**Data excerpt:**
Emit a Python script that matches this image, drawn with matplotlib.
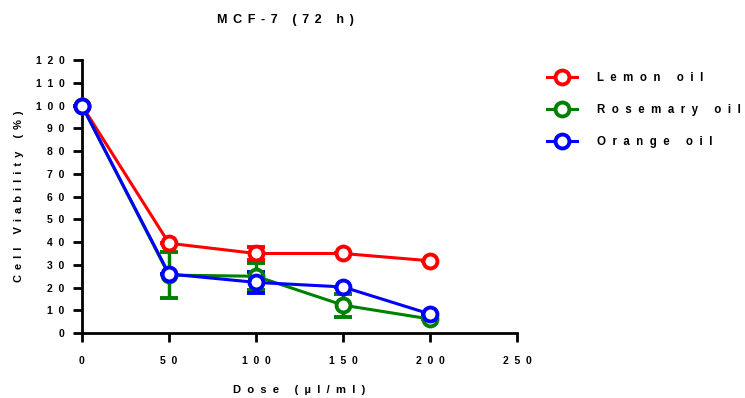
import matplotlib
matplotlib.use("Agg")
import matplotlib.pyplot as plt
from matplotlib.lines import Line2D

doses = [0, 50, 100, 150, 200]
lemon = [100, 39.5, 35, 35, 31.8]
lemon_err = [0, 0, 3, 0, 0]
rosemary = [100, 25.5, 25, 12.3, 6.2]
rosemary_err = [0, 10, 6, 5, 0]
orange = [100, 26, 22.3, 20.3, 8.4]
orange_err = [0, 0, 4.5, 0, 0]
series_names = ["Lemon oil", "Rosemary oil", "Orange oil"]
colors = ["#ff0000", "#008000", "#0000ff"]
xticks = [0, 50, 100, 150, 200, 250]
yticks = list(range(0, 121, 10))

def sp(s, j="  "):
    return j.join(s)

NARROW = " \u2006"

plt.rcParams['font.family'] = ['Liberation Sans', 'DejaVu Sans']
fig = plt.figure(figsize=(7.45, 3.98), dpi=100)
ax = fig.add_axes([0.110, 0.163, 0.584, 0.686])

handles = []
for vals, errs, name, c in zip([lemon, rosemary, orange], [lemon_err, rosemary_err, orange_err], series_names, colors):
    ax.errorbar(doses, vals, yerr=errs, color=c, lw=2.2, elinewidth=2.5, capsize=6.5, capthick=2.8,
                marker='o', markersize=10, markerfacecolor='white', markeredgecolor=c, markeredgewidth=2.8,
                clip_on=False, zorder=3)
    handles.append(Line2D([], [], color=c, lw=2.2, marker='o', markersize=10, markerfacecolor='white',
                          markeredgecolor=c, markeredgewidth=2.8, label=sp(name)))

ax.set_xlim(0, 250)
ax.set_ylim(0, 120)
ax.set_xticks(xticks)
ax.set_yticks(yticks)
ax.set_xticklabels([sp(str(t)) for t in xticks], fontsize=7.5, fontweight='bold')
ax.set_yticklabels([sp(str(t)) for t in yticks], fontsize=7.5, fontweight='bold')
ax.spines['top'].set_visible(False)
ax.spines['right'].set_visible(False)
ax.spines['left'].set_linewidth(2)
ax.spines['bottom'].set_linewidth(2)
ax.tick_params(axis='both', width=2, length=6.5, direction='out')
ax.tick_params(axis='x', pad=10)
ax.tick_params(axis='y', pad=6)

ax.set_xlabel(sp("Dose (µl/ml)"), fontsize=8, fontweight='bold', labelpad=14)
ax.set_ylabel(sp("Cell Viability (%)", NARROW), fontsize=8, fontweight='bold', labelpad=8.5)
fig.text(0.383, 0.950, sp("MCF-7 (72 h)", NARROW), fontsize=9, fontweight='bold', ha='center', va='center')

ax.legend(handles=handles, loc='upper left', bbox_to_anchor=(1.045, 0.994), frameon=False,
          prop={'weight': 'bold', 'size': 8.3}, labelspacing=1.73, handlelength=2.6, handletextpad=1.75)

fig.savefig("out.png", dpi=100)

**Task objective:**
Pictures stay out. Print the data exactly, from its first line through the line containing "from matplotlib.lines import Line2D".

**Expected answer:**
Emit a Python script that matches this image, drawn with matplotlib.
import matplotlib
matplotlib.use("Agg")
import matplotlib.pyplot as plt
from matplotlib.lines import Line2D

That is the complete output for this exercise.